Wie es mit NFC ist weiß ich nicht.


----------



## Beiträge (3. Dez 2017)

Wie Kreditkarten arbeiten ja auch mit NFC/ RFID und trotzdem nutzen sie den Chip wo meines wissens Java drauf lauft?!


----------



## krgewb (3. Dez 2017)

Bankkarten haben einen Chip. Der Chip ist ein kompletter Computer.
Es gibt sogar einen Selbstzerstörungsmechanismus. Wenn jeman versucht die PIN auszulesen verglüht irgendetwas und dann ist die Karte unbrauchbar.


----------



## JuKu (3. Dez 2017)

krgewb hat gesagt.:


> Wenn du eine RFID-Karte mit einen Lesegerät scannst wird einfach nur die Zahl eingegeben als ob man sie per Tastatur eingetippt hätte.
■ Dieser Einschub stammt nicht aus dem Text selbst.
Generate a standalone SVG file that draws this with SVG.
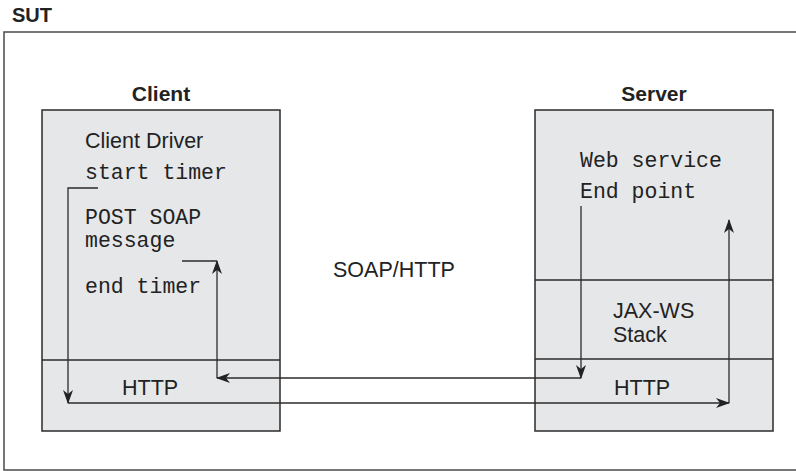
<svg xmlns="http://www.w3.org/2000/svg" width="796" height="471" viewBox="0 0 796 471">
<style>
.box{fill:#e6e7e9;stroke:#2b2b2b;stroke-width:1.5}
.div{stroke:#2b2b2b;stroke-width:1.5;fill:none}
.sans{font-family:"Liberation Sans",Arial,sans-serif;font-size:21.5px;fill:#222}
.bold{font-family:"Liberation Sans",Arial,sans-serif;font-size:21px;font-weight:bold;fill:#222}
.mono{font-family:"Liberation Mono","Courier New",monospace;font-size:21.5px;fill:#222}
.con{stroke:#2b2b2b;stroke-width:1.3;fill:none}
</style>
<defs>
<marker id="ah" viewBox="0 0 14 10" refX="13" refY="5" markerWidth="14" markerHeight="10" markerUnits="userSpaceOnUse" orient="auto">
<path d="M0,0 L14,5 L0,10 L4,5 Z" fill="#222"/>
</marker>
</defs>
<g id="sut">
<text class="bold" x="12" y="22" style="font-size:20px">SUT</text>
<rect x="4" y="32" width="800" height="438" fill="none" stroke="#4a4a4a" stroke-width="1.5"/>
</g>
<g id="client">
<text class="bold" x="161" y="101" text-anchor="middle">Client</text>
<rect class="box" x="42" y="110" width="238" height="321"/>
<line class="div" x1="42" y1="360" x2="280" y2="360"/>
<text class="sans" x="85" y="148">Client Driver</text>
<text class="mono" x="85" y="179">start timer</text>
<text class="mono" x="85" y="224">POST SOAP</text>
<text class="mono" x="85" y="247">message</text>
<text class="mono" x="85" y="293">end timer</text>
<text class="sans" x="122" y="395">HTTP</text>
</g>
<g id="server">
<text class="bold" x="654" y="101" text-anchor="middle">Server</text>
<rect class="box" x="535" y="110" width="238" height="321"/>
<line class="div" x1="535" y1="280" x2="773" y2="280"/>
<line class="div" x1="535" y1="359" x2="773" y2="359"/>
<text class="mono" x="580" y="167">Web service</text>
<text class="mono" x="580" y="198">End point</text>
<text class="sans" x="613" y="318">JAX-WS</text>
<text class="sans" x="613" y="342">Stack</text>
<text class="sans" x="614" y="395">HTTP</text>
</g>
<g id="protocol">
<text class="sans" x="333" y="277">SOAP/HTTP</text>
</g>
<g id="connectors">
<path class="con" d="M98,188 H68 V403" marker-end="url(#ah)"/>
<path class="con" d="M68,403 H729" marker-end="url(#ah)"/>
<path class="con" d="M729,403 V220" marker-end="url(#ah)"/>
<path class="con" d="M581,206 V378" marker-end="url(#ah)"/>
<path class="con" d="M581,378 H217" marker-end="url(#ah)"/>
<path class="con" d="M217,378 V261" marker-end="url(#ah)"/>
<path class="con" d="M217,261 H182"/>
</g>
</svg>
Als Ergänzung noch ein kleines Beispiel:
https://www.myplastikkarten.de/de/rfid-karten.html
Diese Karten haben eine Speicherkapazität von 128 Bit bis mehrere KB.
Wenn du also 64 Bit für die UserID und 64 Bit für eine Art "Password" / Auth Token verwendest oder noch besser: Die ganzen 128 Bit eine gehaste ID darstellen, dann kannst du quasi auch ein Passwort auf der Karte mit speichern. Alles eine Frage der Aufteilung. 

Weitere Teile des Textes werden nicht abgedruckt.